Just about every goat was pregnant or lactating, so keeping their condition up took plenty of feed. Twice as much hay and grain would be distributed to keep the animals calories ahead of the cold.
This was kidding season. Singles, twins and triplets were birthed in this weather, dried and cleaned and cuddled in that big ole 1800's, drafty, Pennsylvania bank barn. There was always that dumb twin that had to be held under its mamma's udder till he caught on to suck that teet - for hours! Meanwhile our fingers are splitting from the milk and the cold. Or a nanny with mastitis would have to be milked, usually with a fight, sending us on our cold but well padded behinds on to frozen manure, all in this weather. And we just did it every day, no matter what. And when I was down and out with a blown knee, or we had to be away for a day or a week, our fantastic neighbors Karen or Allison did it. It had to be done everyday, no matter the weather.

You and others have asked if we miss the farm. Of course we do. It was a fantastic ten years. The lessons learned with the goats just make me shake my head to myself. A lot of you that followed the blog back then, know the stories. Stories I couldn't have imagined ten years before and truthfully, did my best to avoid by buying the easiest, mellow goat breed I could find. Nice try!

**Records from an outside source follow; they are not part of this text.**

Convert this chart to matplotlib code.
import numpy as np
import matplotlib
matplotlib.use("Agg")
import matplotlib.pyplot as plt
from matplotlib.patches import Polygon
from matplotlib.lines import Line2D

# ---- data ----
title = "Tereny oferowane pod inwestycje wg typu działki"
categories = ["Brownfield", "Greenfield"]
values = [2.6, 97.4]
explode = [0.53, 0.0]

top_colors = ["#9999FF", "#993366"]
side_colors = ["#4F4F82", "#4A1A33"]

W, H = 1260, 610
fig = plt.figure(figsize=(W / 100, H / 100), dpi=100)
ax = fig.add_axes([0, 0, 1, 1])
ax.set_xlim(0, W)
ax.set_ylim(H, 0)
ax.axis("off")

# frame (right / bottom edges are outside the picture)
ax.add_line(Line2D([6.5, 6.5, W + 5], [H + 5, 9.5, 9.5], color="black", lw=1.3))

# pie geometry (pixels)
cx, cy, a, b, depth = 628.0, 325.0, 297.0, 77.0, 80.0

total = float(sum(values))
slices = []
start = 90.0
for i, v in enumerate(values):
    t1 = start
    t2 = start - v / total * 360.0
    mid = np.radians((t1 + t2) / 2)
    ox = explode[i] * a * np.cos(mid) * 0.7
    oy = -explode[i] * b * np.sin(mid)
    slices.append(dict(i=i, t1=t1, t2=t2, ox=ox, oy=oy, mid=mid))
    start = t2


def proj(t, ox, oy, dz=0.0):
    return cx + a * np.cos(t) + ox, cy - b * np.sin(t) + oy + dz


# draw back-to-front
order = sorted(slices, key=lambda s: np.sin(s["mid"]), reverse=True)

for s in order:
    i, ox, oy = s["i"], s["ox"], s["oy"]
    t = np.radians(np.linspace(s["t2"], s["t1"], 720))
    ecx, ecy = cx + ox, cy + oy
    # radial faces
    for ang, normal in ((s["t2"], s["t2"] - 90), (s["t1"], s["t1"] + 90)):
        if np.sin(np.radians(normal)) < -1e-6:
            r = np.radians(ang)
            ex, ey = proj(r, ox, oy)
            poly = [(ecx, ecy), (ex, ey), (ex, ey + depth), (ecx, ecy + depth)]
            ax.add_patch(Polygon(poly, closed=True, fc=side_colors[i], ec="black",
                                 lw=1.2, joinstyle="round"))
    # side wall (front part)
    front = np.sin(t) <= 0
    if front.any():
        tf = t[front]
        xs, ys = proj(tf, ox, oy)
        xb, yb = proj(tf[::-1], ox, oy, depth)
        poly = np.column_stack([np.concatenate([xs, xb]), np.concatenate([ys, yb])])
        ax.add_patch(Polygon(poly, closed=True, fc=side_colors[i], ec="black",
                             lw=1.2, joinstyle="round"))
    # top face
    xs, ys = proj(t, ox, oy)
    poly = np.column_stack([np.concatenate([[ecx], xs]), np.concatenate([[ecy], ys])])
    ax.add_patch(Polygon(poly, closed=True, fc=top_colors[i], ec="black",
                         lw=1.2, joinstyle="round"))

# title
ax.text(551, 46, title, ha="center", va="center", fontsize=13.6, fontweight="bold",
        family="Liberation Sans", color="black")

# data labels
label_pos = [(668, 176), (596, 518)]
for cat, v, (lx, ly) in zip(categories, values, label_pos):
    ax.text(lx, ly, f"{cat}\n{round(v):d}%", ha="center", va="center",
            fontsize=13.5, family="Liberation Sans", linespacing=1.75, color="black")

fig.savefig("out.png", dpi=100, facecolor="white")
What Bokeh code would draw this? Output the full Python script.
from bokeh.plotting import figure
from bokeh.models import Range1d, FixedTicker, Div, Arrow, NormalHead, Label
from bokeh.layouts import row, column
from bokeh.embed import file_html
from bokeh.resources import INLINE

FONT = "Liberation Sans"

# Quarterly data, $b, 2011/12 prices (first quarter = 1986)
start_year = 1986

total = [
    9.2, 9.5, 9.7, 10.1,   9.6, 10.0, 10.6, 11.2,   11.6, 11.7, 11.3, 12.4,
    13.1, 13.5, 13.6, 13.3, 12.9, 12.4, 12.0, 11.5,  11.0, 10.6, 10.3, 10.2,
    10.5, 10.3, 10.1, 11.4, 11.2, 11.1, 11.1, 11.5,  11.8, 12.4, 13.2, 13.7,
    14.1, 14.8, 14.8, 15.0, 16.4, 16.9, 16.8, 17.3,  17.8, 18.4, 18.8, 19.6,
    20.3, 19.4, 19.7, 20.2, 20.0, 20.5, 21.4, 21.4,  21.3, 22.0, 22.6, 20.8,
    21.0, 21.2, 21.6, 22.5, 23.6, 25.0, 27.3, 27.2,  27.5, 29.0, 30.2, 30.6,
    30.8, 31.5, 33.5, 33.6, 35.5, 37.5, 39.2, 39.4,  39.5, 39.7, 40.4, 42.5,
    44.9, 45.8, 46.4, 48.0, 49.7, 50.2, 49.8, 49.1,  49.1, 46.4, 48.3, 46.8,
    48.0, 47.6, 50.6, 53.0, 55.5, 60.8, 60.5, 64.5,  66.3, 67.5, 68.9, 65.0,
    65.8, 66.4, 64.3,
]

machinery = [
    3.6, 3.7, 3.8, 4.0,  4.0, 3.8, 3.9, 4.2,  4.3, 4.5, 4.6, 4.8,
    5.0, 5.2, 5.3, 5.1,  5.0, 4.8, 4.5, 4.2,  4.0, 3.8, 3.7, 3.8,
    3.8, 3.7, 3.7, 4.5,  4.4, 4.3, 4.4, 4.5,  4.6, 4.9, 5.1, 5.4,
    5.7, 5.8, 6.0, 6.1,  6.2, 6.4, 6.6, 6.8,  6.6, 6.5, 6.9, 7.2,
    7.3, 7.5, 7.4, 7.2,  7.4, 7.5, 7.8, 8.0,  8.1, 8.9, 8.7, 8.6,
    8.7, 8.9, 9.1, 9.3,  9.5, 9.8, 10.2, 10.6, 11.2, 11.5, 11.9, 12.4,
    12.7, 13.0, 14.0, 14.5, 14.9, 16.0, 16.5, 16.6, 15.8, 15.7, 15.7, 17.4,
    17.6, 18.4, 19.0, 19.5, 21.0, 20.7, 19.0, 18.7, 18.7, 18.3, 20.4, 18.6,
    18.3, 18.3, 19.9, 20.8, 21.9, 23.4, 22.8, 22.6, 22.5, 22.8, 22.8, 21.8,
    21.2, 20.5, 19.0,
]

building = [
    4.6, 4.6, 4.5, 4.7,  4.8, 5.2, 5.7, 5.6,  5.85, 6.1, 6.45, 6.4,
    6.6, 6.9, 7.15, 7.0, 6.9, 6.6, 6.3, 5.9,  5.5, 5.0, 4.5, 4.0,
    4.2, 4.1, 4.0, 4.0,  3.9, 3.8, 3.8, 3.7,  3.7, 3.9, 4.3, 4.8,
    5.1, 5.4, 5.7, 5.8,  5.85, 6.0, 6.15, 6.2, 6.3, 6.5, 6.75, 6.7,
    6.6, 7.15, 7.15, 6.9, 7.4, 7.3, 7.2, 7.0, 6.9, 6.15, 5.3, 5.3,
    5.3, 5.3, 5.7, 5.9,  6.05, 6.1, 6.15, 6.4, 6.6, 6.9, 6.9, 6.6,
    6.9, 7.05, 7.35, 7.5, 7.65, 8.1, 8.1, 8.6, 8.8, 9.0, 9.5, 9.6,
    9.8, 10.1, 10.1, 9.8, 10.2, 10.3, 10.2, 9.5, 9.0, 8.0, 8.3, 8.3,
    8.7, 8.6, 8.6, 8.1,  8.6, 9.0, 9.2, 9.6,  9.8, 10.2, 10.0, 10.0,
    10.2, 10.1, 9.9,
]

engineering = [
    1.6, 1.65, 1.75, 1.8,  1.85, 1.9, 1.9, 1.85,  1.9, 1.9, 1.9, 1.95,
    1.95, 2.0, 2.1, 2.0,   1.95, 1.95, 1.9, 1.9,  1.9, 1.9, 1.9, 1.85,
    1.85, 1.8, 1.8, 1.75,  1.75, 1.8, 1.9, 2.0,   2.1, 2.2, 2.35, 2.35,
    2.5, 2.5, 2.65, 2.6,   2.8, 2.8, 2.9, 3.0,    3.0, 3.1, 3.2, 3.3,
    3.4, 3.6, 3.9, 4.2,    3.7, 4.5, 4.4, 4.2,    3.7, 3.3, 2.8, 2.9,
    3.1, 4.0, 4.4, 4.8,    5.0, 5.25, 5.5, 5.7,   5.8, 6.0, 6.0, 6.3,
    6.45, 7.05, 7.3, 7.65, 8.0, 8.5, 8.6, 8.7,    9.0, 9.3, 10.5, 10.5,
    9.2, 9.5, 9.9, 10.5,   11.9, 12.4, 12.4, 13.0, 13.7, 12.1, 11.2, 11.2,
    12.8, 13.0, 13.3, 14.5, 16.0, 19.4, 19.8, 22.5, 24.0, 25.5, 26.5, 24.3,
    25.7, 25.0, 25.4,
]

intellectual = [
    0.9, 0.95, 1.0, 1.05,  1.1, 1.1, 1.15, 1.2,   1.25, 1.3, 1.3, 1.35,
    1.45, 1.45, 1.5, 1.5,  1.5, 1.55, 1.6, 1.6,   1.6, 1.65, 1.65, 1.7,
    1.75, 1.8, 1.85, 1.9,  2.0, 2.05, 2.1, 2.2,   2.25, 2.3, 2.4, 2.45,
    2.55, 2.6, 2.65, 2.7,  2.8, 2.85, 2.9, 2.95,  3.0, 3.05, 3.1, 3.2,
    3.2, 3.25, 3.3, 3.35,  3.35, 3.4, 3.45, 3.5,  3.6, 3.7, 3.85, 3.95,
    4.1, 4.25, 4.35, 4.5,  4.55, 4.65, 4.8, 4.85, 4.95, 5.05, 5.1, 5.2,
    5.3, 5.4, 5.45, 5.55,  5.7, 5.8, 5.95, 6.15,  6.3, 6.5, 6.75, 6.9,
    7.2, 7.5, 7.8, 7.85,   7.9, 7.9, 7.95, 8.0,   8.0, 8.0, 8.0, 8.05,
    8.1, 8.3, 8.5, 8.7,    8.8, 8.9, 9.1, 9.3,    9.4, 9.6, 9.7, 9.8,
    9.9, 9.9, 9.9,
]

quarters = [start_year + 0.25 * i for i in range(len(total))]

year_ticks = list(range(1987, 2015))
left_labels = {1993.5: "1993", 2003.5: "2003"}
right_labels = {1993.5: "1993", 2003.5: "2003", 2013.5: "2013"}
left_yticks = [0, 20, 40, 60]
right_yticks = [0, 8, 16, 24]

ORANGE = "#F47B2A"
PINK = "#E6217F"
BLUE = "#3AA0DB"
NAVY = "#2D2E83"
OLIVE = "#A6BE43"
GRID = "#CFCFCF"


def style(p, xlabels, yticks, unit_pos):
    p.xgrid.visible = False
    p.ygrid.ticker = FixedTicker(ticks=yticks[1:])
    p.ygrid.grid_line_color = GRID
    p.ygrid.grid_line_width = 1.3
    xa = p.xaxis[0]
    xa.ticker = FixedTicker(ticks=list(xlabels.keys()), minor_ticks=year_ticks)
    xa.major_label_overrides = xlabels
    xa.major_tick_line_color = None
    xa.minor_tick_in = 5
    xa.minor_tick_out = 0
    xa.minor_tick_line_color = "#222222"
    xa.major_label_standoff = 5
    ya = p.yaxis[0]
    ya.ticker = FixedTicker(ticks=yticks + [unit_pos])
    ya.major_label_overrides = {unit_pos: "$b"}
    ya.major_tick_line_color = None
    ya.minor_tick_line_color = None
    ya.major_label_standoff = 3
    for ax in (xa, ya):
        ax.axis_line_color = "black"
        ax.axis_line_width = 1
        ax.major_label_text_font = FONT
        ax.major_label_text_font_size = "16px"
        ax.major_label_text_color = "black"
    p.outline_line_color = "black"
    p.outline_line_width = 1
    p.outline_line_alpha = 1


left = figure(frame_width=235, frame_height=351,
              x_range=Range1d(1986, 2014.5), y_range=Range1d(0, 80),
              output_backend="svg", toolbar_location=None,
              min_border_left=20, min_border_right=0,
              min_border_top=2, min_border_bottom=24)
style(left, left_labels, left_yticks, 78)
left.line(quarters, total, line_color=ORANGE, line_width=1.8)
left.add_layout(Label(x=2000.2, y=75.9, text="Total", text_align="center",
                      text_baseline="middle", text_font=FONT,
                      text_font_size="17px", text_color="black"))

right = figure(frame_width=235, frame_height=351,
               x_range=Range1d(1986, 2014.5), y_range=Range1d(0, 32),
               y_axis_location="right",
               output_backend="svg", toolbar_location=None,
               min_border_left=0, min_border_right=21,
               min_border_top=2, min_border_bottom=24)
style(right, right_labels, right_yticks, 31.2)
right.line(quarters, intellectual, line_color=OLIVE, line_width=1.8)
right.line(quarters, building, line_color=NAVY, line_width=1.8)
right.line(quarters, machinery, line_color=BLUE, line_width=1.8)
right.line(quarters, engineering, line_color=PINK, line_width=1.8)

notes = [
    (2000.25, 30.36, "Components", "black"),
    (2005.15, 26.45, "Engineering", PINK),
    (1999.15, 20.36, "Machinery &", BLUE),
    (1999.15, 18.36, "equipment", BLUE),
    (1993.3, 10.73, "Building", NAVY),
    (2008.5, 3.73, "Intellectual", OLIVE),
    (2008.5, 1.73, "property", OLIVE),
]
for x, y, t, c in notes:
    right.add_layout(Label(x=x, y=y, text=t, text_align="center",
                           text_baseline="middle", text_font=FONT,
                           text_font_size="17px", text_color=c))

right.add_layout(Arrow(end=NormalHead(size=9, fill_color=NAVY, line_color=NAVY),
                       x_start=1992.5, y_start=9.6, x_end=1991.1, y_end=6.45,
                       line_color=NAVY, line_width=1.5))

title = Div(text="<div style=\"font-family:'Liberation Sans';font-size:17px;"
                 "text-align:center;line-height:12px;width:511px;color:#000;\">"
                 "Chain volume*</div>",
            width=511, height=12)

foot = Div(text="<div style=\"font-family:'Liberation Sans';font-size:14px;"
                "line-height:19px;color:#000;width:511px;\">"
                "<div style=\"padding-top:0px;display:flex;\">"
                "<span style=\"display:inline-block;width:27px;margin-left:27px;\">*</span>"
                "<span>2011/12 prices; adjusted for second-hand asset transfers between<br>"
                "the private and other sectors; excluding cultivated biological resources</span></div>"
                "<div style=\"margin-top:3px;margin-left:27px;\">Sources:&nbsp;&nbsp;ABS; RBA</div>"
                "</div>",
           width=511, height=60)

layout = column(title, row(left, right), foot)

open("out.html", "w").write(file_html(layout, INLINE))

Who could imagine our "first born" dying in this weather and stupid me trying to use the loader to bury Uno when the ground was frozen solid. I did it though, even though the grave was a bit shallow after two hours of scraping and digging.
Who can forget all those wonderful births and the kids(human) and friends and neighbors that came to share the experience.
But do I miss going out on a day like today where the weather was so cold and windy that Jock doesn't even want to go out to do his business? Heck no! But Jock also is a dog in his fourteenth year and living his retirement as a house pet. He has an excuse. And he hates dog clothes! Me. I'm back to being "soft".
Remember this? So cold the eggs split.
At the same time I find it difficult to complain about the cold as most people seem to be in the Northeast. Sure, all this snow has become tedious, if not a nuisance. However, most of us get to be indoors for our daily lives and just run to a car that usually warms up on our way to the next warm place we are running into to. We don't live in the cold or work in the cold and if we have to be out in the cold, we just have to do what the farmer does - dress for it appropriately.

Last month the power company scheduled some maintenance work which turned out to be a pretty darned cold day, and the sight of all that tan Car-hart fabric brought back so many memories of the Farm Fashion blogs. Memories of those ridiculously cold days where dressing and undressing was a chore of its own. And we did it every winter day because there were animals to care for. No days off or going home early. And at the time, I really think we loved the challenge.

Today I just want to thank all the tough working farmers out there for doing the job they do in this weather, and every day, for you and me.